Johnson & Johnson and Pfizer are pushing back on politics when it comes to science. Both companies’ chief communication officers agreed on that and more in a Tuesday virtual discussion about pharma reputation.
Pfizer’s Sally Susman and J&J’s Micheal Sneed reiterated that key element in the pledge their companies made earlier this month, along with seven other COVID-19 vaccine makers.
Their jobs? Communicating science and safety even in the charged political environment that has developed around vaccine discovery.
“We are moving precisely at the speed of science and pushing back hard on politics,” Susman said during the Columbia Business School event. “Every time a politician of either political party starts talking about vaccine timing … the confidence numbers plummet. So we need to raise our own voices and try our best to silence those who are hurting the cause of science and truth.”
Sneed agreed: “Ditto to what Sally said, using all available means.”
Almost as if on cue, President Donald Trump mentioned both Pfizer and Johnson & Johnson’s vaccine projects during Tuesday night’s presidential debate with former Vice President Joe Biden.
Trump said, in response to Biden’s comment that he trusts scientists, “You don’t trust Johnson & Johnson and Pfizer?”
Social media seized on that comment and, much as Susman predicted, most responded with various versions of no, they don’t trust pharma.
One good news for drugmakers is that in general—outside of social media, perhaps—they are more trusted than ever these days. Another panelist Tuesday was Rob Jekeliek, managing director of The Harris Poll, whose recent surveys show pharma companies are among the more trusted sources of vaccine information, with 70% of people agreeing they’re trustworthy on the subject.
Pfizer focuses on another trusted group, family physicians and community healthcare providers, in one of its vaccine communications efforts, Sneed said. Because people turn to those providers first, Pfizer is working to make sure HCPs have the information they need to share.
While the panel discussion centered on COVID-19 and its impact on pharma reputation, the discussion touched on other issues accelerated by the pandemic. Those included racial health inequality, pharma collaborations, and shorter lead times for new therapies.
Even beyond vaccines, the pandemic is spurring pharma to become more diverse, transparent, collaborative and candid with all their stakeholders—and that can help solidify reputation gains and further increase trust, they said.

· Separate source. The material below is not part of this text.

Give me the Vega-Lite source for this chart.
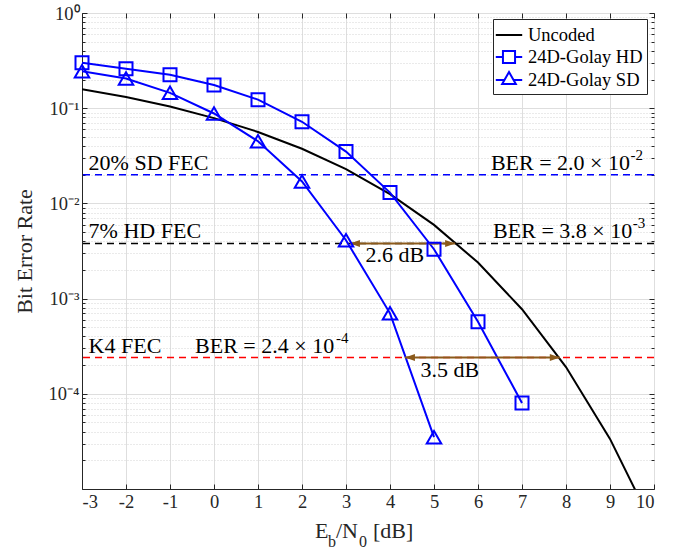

“Don’t wait for the day for when we’re going to go back to how we were,” Susman said. “Everything is moving forward. Greater transparency will be expected. And faster timelines—there’s no reason we can’t have these kinds of accelerated timelines in other circumstances.”
To those expectations, Sneed added working across industries and public health: “People have seen the value of greater collaboration and having real partners across the spectrum.”
Just don’t call it the “new normal.” Sneed pointed out what was “normal” for many people of color and others who are healthcare disadvantaged hasn’t been fair or healthy. His preferred phrase for the future is a “better normal.”
Pharma companies need to do their part by pushing for real action in clinical trial diversity and encouraging people of color to join the medical field, life sciences and pharma.
“There is no path to racial justice in America without justice in healthcare,” Sneed said.